-- begin Data segment --

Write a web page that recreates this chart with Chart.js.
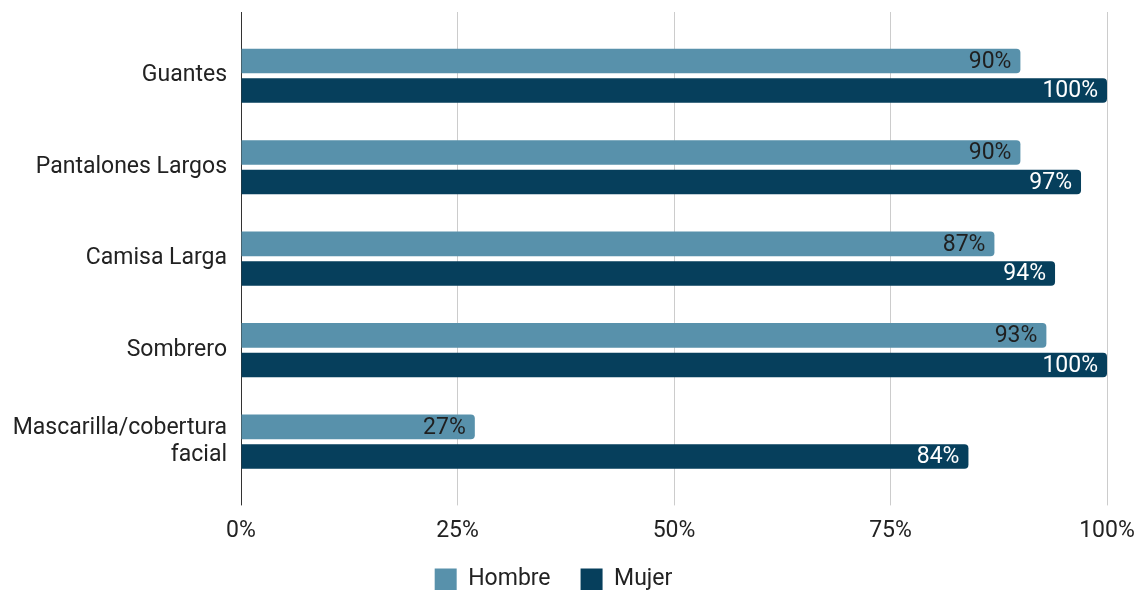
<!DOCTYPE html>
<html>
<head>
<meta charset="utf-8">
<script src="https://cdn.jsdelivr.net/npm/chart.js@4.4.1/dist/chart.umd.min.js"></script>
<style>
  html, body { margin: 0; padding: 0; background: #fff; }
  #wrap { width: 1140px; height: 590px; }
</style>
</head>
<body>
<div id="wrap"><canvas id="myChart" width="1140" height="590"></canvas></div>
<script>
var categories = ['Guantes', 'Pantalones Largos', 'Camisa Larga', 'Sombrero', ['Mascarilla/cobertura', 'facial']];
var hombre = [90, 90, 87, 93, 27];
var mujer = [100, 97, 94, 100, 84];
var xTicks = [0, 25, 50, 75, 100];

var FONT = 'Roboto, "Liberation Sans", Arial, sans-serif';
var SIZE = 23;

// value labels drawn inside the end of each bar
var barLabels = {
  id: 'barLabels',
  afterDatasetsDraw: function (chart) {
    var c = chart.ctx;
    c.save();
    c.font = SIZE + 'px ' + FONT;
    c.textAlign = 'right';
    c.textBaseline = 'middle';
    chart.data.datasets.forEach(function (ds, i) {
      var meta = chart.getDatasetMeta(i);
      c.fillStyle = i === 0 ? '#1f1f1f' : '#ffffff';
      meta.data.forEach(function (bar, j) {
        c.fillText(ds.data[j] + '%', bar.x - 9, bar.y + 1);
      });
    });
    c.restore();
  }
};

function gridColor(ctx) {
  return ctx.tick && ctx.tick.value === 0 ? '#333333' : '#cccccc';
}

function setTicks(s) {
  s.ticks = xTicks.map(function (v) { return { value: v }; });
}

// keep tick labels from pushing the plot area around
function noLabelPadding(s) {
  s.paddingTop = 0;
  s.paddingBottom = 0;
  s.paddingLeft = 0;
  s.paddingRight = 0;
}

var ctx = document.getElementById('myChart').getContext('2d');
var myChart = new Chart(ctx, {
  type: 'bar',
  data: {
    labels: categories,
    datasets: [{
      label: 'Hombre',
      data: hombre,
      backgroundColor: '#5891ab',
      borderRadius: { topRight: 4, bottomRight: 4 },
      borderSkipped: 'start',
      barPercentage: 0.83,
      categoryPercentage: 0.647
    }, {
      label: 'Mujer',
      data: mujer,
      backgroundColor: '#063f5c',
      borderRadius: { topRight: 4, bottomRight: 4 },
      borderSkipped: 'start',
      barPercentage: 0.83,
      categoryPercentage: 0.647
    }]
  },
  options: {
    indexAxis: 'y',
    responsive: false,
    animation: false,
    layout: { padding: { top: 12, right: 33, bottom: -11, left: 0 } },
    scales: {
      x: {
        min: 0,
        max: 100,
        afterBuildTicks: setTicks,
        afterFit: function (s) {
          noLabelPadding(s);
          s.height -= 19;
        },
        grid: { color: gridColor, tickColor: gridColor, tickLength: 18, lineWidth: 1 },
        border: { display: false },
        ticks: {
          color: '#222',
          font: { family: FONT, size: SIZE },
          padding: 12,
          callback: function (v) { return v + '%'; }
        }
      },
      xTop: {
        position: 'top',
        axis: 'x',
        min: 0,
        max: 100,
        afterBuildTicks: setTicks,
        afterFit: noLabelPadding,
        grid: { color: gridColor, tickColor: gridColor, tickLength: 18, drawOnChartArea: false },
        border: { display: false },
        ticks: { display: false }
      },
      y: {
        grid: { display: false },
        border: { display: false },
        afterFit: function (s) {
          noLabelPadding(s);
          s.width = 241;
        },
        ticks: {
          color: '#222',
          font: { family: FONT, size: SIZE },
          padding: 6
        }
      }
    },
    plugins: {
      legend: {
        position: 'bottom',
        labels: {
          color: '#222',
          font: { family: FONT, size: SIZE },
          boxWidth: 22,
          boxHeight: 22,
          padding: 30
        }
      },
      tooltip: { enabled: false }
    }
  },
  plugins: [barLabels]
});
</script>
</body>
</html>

-- end Data segment --

(Exercise instructions): Reproduce each line word for word and drop the pictures.

(Exercise output):
Write a web page that recreates this chart with Chart.js.
<!DOCTYPE html>
<html>
<head>
<meta charset="utf-8">
<script src="https://cdn.jsdelivr.net/npm/chart.js@4.4.1/dist/chart.umd.min.js"></script>
<style>
  html, body { margin: 0; padding: 0; background: #fff; }
  #wrap { width: 1140px; height: 590px; }
</style>
</head>
<body>
<div id="wrap"><canvas id="myChart" width="1140" height="590"></canvas></div>
<script>
var categories = ['Guantes', 'Pantalones Largos', 'Camisa Larga', 'Sombrero', ['Mascarilla/cobertura', 'facial']];
var hombre = [90, 90, 87, 93, 27];
var mujer = [100, 97, 94, 100, 84];
var xTicks = [0, 25, 50, 75, 100];

var FONT = 'Roboto, "Liberation Sans", Arial, sans-serif';
var SIZE = 23;

// value labels drawn inside the end of each bar
var barLabels = {
  id: 'barLabels',
  afterDatasetsDraw: function (chart) {
    var c = chart.ctx;
    c.save();
    c.font = SIZE + 'px ' + FONT;
    c.textAlign = 'right';
    c.textBaseline = 'middle';
    chart.data.datasets.forEach(function (ds, i) {
      var meta = chart.getDatasetMeta(i);
      c.fillStyle = i === 0 ? '#1f1f1f' : '#ffffff';
      meta.data.forEach(function (bar, j) {
        c.fillText(ds.data[j] + '%', bar.x - 9, bar.y + 1);
      });
    });
    c.restore();
  }
};

function gridColor(ctx) {
  return ctx.tick && ctx.tick.value === 0 ? '#333333' : '#cccccc';
}

function setTicks(s) {
  s.ticks = xTicks.map(function (v) { return { value: v }; });
}

// keep tick labels from pushing the plot area around
function noLabelPadding(s) {
  s.paddingTop = 0;
  s.paddingBottom = 0;
  s.paddingLeft = 0;
  s.paddingRight = 0;
}

var ctx = document.getElementById('myChart').getContext('2d');
var myChart = new Chart(ctx, {
  type: 'bar',
  data: {
    labels: categories,
    datasets: [{
      label: 'Hombre',
      data: hombre,
      backgroundColor: '#5891ab',
      borderRadius: { topRight: 4, bottomRight: 4 },
      borderSkipped: 'start',
      barPercentage: 0.83,
      categoryPercentage: 0.647
    }, {
      label: 'Mujer',
      data: mujer,
      backgroundColor: '#063f5c',
      borderRadius: { topRight: 4, bottomRight: 4 },
      borderSkipped: 'start',
      barPercentage: 0.83,
      categoryPercentage: 0.647
    }]
  },
  options: {
    indexAxis: 'y',
    responsive: false,
    animation: false,
    layout: { padding: { top: 12, right: 33, bottom: -11, left: 0 } },
    scales: {
      x: {
        min: 0,
        max: 100,
        afterBuildTicks: setTicks,
        afterFit: function (s) {
          noLabelPadding(s);
          s.height -= 19;
        },
        grid: { color: gridColor, tickColor: gridColor, tickLength: 18, lineWidth: 1 },
        border: { display: false },
        ticks: {
          color: '#222',
          font: { family: FONT, size: SIZE },
          padding: 12,
          callback: function (v) { return v + '%'; }
        }
      },
      xTop: {
        position: 'top',
        axis: 'x',
        min: 0,
        max: 100,
        afterBuildTicks: setTicks,
        afterFit: noLabelPadding,
        grid: { color: gridColor, tickColor: gridColor, tickLength: 18, drawOnChartArea: false },
        border: { display: false },
        ticks: { display: false }
      },
      y: {
        grid: { display: false },
        border: { display: false },
        afterFit: function (s) {
          noLabelPadding(s);
          s.width = 241;
        },
        ticks: {
          color: '#222',
          font: { family: FONT, size: SIZE },
          padding: 6
        }
      }
    },
    plugins: {
      legend: {
        position: 'bottom',
        labels: {
          color: '#222',
          font: { family: FONT, size: SIZE },
          boxWidth: 22,
          boxHeight: 22,
          padding: 30
        }
      },
      tooltip: { enabled: false }
    }
  },
  plugins: [barLabels]
});
</script>
</body>
</html>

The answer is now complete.